■ **AIM OF THE TASK**: Copy from the first line below down to and including the line with "grid3_row = [0.5, 1.5, 2.5, 3.5, 4.5, 5.5, 6.5, 7.5, 8.5]". Skip the pictures.

■ **DATA PROVIDED**:
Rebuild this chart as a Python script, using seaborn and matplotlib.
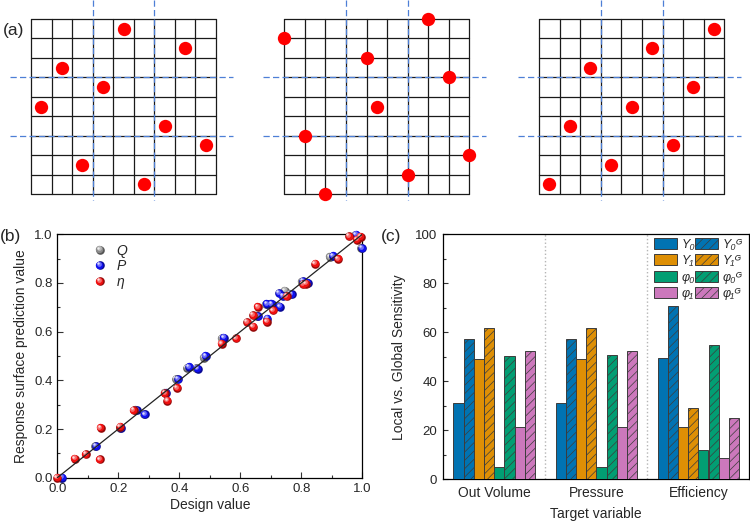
import numpy as np
import pandas as pd
import matplotlib
matplotlib.use("Agg")
import matplotlib.pyplot as plt
import matplotlib.transforms as mtransforms
import matplotlib.colors as mcolors
from matplotlib.lines import Line2D
from matplotlib.patches import Patch
from matplotlib.legend_handler import HandlerBase
import seaborn as sns

# ---------------- data ----------------
# Panel (a): sample positions (column, row from top) inside 9x9 grids
grid1_col = [4.5, 7.5, 1.5, 3.5, 0.5, 6.5, 8.5, 2.5, 5.5]
grid1_row = [0.5, 1.5, 2.5, 3.5, 4.5, 5.5, 6.5, 7.5, 8.5]
grid2_col = [7, 0, 4, 8, 4.5, 1, 9, 6, 2]
grid2_row = [0, 1, 2, 3, 4.5, 6, 7, 8, 9]
grid3_col = [8.5, 5.5, 2.5, 7.5, 4.5, 1.5, 6.5, 3.5, 0.5]
grid3_row = [0.5, 1.5, 2.5, 3.5, 4.5, 5.5, 6.5, 7.5, 8.5]

# Panel (b): design value vs response-surface prediction
Q_design = [0.012, 0.125, 0.206, 0.256, 0.283, 0.352, 0.390, 0.426, 0.455, 0.481,
            0.540, 0.654, 0.684, 0.698, 0.725, 0.746, 0.763, 0.802, 0.818, 0.894,
            0.976, 0.996]
Q_pred = [0.000, 0.130, 0.205, 0.280, 0.262, 0.350, 0.405, 0.452, 0.450, 0.493,
          0.573, 0.665, 0.713, 0.714, 0.705, 0.768, 0.755, 0.806, 0.800, 0.907,
          0.997, 0.944]
P_design = [0.016, 0.128, 0.210, 0.261, 0.287, 0.357, 0.396, 0.432, 0.460, 0.486,
            0.546, 0.659, 0.689, 0.687, 0.703, 0.730, 0.728, 0.740, 0.768, 0.806,
            0.822, 0.905, 0.980, 1.000]
P_pred = [0.000, 0.130, 0.205, 0.278, 0.260, 0.350, 0.404, 0.455, 0.448, 0.500,
          0.575, 0.664, 0.653, 0.714, 0.714, 0.703, 0.758, 0.745, 0.754, 0.807,
          0.800, 0.911, 0.998, 0.943]
eta_design = [0.000, 0.058, 0.094, 0.140, 0.142, 0.206, 0.250, 0.353, 0.361, 0.393,
              0.539, 0.587, 0.623, 0.642, 0.642, 0.658, 0.687, 0.708, 0.752, 0.806,
              0.815, 0.845, 0.921, 0.957, 0.982, 0.995]
eta_pred = [0.000, 0.078, 0.096, 0.075, 0.205, 0.210, 0.277, 0.347, 0.317, 0.369,
            0.551, 0.572, 0.639, 0.668, 0.621, 0.702, 0.641, 0.687, 0.745, 0.795,
            0.797, 0.879, 0.899, 0.992, 0.978, 0.990]

# Panel (c): local vs global sensitivity
targets = ["Out Volume", "Pressure", "Efficiency"]
Y0_local = [31.0, 31.0, 49.7]
Y0_global = [57.3, 57.3, 70.7]
Y1_local = [49.0, 49.0, 21.2]
Y1_global = [61.8, 61.9, 29.1]
phi0_local = [5.0, 5.0, 12.0]
phi0_global = [50.3, 50.6, 54.7]
phi1_local = [21.2, 21.5, 8.6]
phi1_global = [52.5, 52.4, 25.2]
legend_labels = ["Y\u2080", "Y\u2081", "\u03c6\u2080", "\u03c6\u2081",
                 "Y\u2080\u1d33", "Y\u2081\u1d33", "\u03c6\u2080\u1d33", "\u03c6\u2081\u1d33"]

# ---------------- style ----------------
sns.set_theme(style="ticks")
plt.rcParams["font.family"] = ["Liberation Sans", "DejaVu Sans"]
plt.rcParams["hatch.linewidth"] = 0.5
plt.rcParams["axes.linewidth"] = 0.9
plt.rcParams["axes.edgecolor"] = "black"

W, H = 750, 523
fig = plt.figure(figsize=(7.5, 5.23), dpi=100)


def px_axes(x0, y0, x1, y1):
    return fig.add_axes([x0 / W, (H - y1) / H, (x1 - x0) / W, (y1 - y0) / H])

# ---------------- panel (a) ----------------
grid_boxes = [(31, 19, 216, 194), (284.3, 19, 469.3, 194), (539, 19, 724.3, 194)]
grid_data = [(grid1_col, grid1_row), (grid2_col, grid2_row), (grid3_col, grid3_row)]
dash_blue = "#4d7fd6"
for (x0, y0, x1, y1), (gc, gr) in zip(grid_boxes, grid_data):
    ax = px_axes(x0, y0, x1, y1)
    ax.set_xlim(0, 9)
    ax.set_ylim(9, 0)
    ax.axis("off")
    for k in range(10):
        ax.plot([k, k], [0, 9], color="#1a1a1a", lw=0.9, zorder=1, clip_on=False)
        ax.plot([0, 9], [k, k], color="#1a1a1a", lw=0.9, zorder=1, clip_on=False)
    for k in (3, 6):
        ax.plot([k, k], [-0.98, 9.3], color=dash_blue, lw=0.9, dashes=(5, 2.6),
                zorder=2, clip_on=False)
        ax.plot([-1.03, 9.82], [k, k], color=dash_blue, lw=0.9, dashes=(5, 2.6),
                zorder=2, clip_on=False)
    sns.scatterplot(x=gc, y=gr, ax=ax, color="#ff0000", s=92, linewidth=0,
                    zorder=3, clip_on=False, legend=False)

fig.text(3 / W, 1 - 30 / H, "(a)", fontsize=12.5, va="center", ha="left")
fig.text(0 / W, 1 - 236 / H, "(b)", fontsize=12.5, va="center", ha="left")
fig.text(381 / W, 1 - 236 / H, "(c)", fontsize=12.5, va="center", ha="left")

# ---------------- panel (b) ----------------
axb = px_axes(57.3, 234.3, 362.3, 477.7)
axb.set_xlim(0, 1)
axb.set_ylim(0, 1)
axb.plot([0, 1], [0, 1], color="#222222", lw=0.9, zorder=20)

BALL = 6.2  # diameter in points
layers = [  # (diameter scale, offset fraction, white mix, darken)
    (1.00, 0.00, 0.00, 0.62),
    (0.86, -0.06, 0.00, 1.00),
    (0.55, -0.15, 0.40, 1.00),
    (0.28, -0.22, 0.85, 1.00),
]


def layer_color(color, w, dk):
    c = np.array(mcolors.to_rgb(color)) * dk
    return tuple(c * (1 - w) + w)


series = [("Q", Q_design, Q_pred, "#8a8a8a"),
          ("P", P_design, P_pred, "#1010f0"),
          ("η", eta_design, eta_pred, "#f01010")]
z = 3
for name, xs, ys, col in series:
    for sc, off, w, dk in layers:
        tr = mtransforms.offset_copy(axb.transData, fig=fig, x=off * BALL,
                                     y=-off * BALL, units="points")
        axb.scatter(xs, ys, s=(BALL * sc) ** 2, color=[layer_color(col, w, dk)],
                    linewidths=0, transform=tr, zorder=z, clip_on=False)
        z += 0.01
    z += 1


class SphereHandler(HandlerBase):
    def create_artists(self, legend, orig_handle, xdescent, ydescent, width,
                       height, fontsize, trans):
        col = orig_handle.get_markerfacecolor()
        cx = -xdescent + width / 2
        cy = -ydescent + height / 2
        arts = []
        for sc, off, w, dk in layers:
            l = Line2D([cx + off * BALL], [cy - off * BALL], marker="o",
                       markersize=BALL * sc, markerfacecolor=layer_color(col, w, dk),
                       markeredgewidth=0, linestyle="none", transform=trans)
            arts.append(l)
        return arts


b_handles = [Line2D([], [], marker="o", color=c, markerfacecolor=c, linestyle="none")
             for _, _, _, c in series]
handler = SphereHandler()
legb = axb.legend(b_handles, [s[0] for s in series],
                  handler_map={h: handler for h in b_handles},
                  loc="upper left", bbox_to_anchor=(0.117, 0.962), frameon=False,
                  borderpad=0, borderaxespad=0, handlelength=1.0, handletextpad=0.7,
                  labelspacing=0.12, prop={"style": "italic", "size": 10})

axb.xaxis.set_major_locator(matplotlib.ticker.MultipleLocator(0.2))
axb.yaxis.set_major_locator(matplotlib.ticker.MultipleLocator(0.2))
axb.xaxis.set_minor_locator(matplotlib.ticker.MultipleLocator(0.1))
axb.yaxis.set_minor_locator(matplotlib.ticker.MultipleLocator(0.1))
axb.xaxis.set_major_formatter(matplotlib.ticker.FormatStrFormatter("%.1f"))
axb.yaxis.set_major_formatter(matplotlib.ticker.FormatStrFormatter("%.1f"))
axb.tick_params(which="both", direction="in", top=False, right=False,
                labelsize=9.5, pad=3.5, width=0.8, color="#333333")
axb.tick_params(which="major", length=4)
axb.tick_params(which="minor", length=2)
axb.set_xlabel("Design value", fontsize=10, labelpad=2.5)
axb.set_ylabel("Response surface prediction value", fontsize=10, labelpad=4)

# ---------------- panel (c) ----------------
axc = px_axes(443.3, 234.3, 749.3, 479.3)
param_names = ["Y0", "Y0G", "Y1", "Y1G", "phi0", "phi0G", "phi1", "phi1G"]
param_values = [Y0_local, Y0_global, Y1_local, Y1_global,
                phi0_local, phi0_global, phi1_local, phi1_global]
cb = sns.color_palette("colorblind")
base_cols = [cb[0], cb[1], cb[2], cb[4]]
palette = {n: base_cols[i // 2] for i, n in enumerate(param_names)}
rows = []
for n, vals in zip(param_names, param_values):
    for t, v in zip(targets, vals):
        rows.append({"target": t, "param": n, "value": v})
df = pd.DataFrame(rows)

edge = "#3c3c3c"
sns.barplot(data=df, x="target", y="value", hue="param", hue_order=param_names,
            order=targets, palette=palette, saturation=1, width=0.8, ax=axc,
            edgecolor=edge, linewidth=0.7, legend=False, errorbar=None, zorder=3)
for cont, n in zip(axc.containers, param_names):
    if n.endswith("G"):
        for bar in cont:
            bar.set_hatch("////")
            bar.set_edgecolor(edge)

for xv in (0.5, 1.5):
    axc.axvline(xv, color="#b5b5b5", ls=":", lw=1.0, zorder=1)

axc.set_xlim(-0.5, 2.5)
axc.set_ylim(0, 100)
axc.yaxis.set_major_locator(matplotlib.ticker.MultipleLocator(20))
axc.yaxis.set_minor_locator(matplotlib.ticker.MultipleLocator(10))
axc.tick_params(axis="y", which="both", direction="in", right=False,
                labelsize=9.5, pad=4.5, width=0.8, color="#333333")
axc.tick_params(axis="y", which="major", length=3.5)
axc.tick_params(axis="y", which="minor", length=1.8)
axc.tick_params(axis="x", length=0, labelsize=10, pad=5)
axc.set_xlabel("Target variable", fontsize=10, labelpad=5)
axc.set_ylabel("Local vs. Global Sensitivity", fontsize=10, labelpad=6)
for sp in axc.spines.values():
    sp.set_visible(True)
    sp.set_color("black")

leg_order = ["Y0", "Y1", "phi0", "phi1", "Y0G", "Y1G", "phi0G", "phi1G"]
c_handles = [Patch(facecolor=palette[n], edgecolor=edge, linewidth=0.7,
                   hatch="////" if n.endswith("G") else None) for n in leg_order]
axc.legend(c_handles, legend_labels, ncol=2, loc="upper left",
           bbox_to_anchor=(0.688, 0.985), frameon=False, borderpad=0,
           borderaxespad=0, handlelength=1.85, handleheight=0.95, handletextpad=0.35,
           columnspacing=0.0, labelspacing=0.3, prop={"style": "italic", "size": 9})

fig.savefig("out.png", dpi=100, facecolor="white")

■ **OUTPUT FOR THIS TASK**:
Rebuild this chart as a Python script, using seaborn and matplotlib.
import numpy as np
import pandas as pd
import matplotlib
matplotlib.use("Agg")
import matplotlib.pyplot as plt
import matplotlib.transforms as mtransforms
import matplotlib.colors as mcolors
from matplotlib.lines import Line2D
from matplotlib.patches import Patch
from matplotlib.legend_handler import HandlerBase
import seaborn as sns

# ---------------- data ----------------
# Panel (a): sample positions (column, row from top) inside 9x9 grids
grid1_col = [4.5, 7.5, 1.5, 3.5, 0.5, 6.5, 8.5, 2.5, 5.5]
grid1_row = [0.5, 1.5, 2.5, 3.5, 4.5, 5.5, 6.5, 7.5, 8.5]
grid2_col = [7, 0, 4, 8, 4.5, 1, 9, 6, 2]
grid2_row = [0, 1, 2, 3, 4.5, 6, 7, 8, 9]
grid3_col = [8.5, 5.5, 2.5, 7.5, 4.5, 1.5, 6.5, 3.5, 0.5]
grid3_row = [0.5, 1.5, 2.5, 3.5, 4.5, 5.5, 6.5, 7.5, 8.5]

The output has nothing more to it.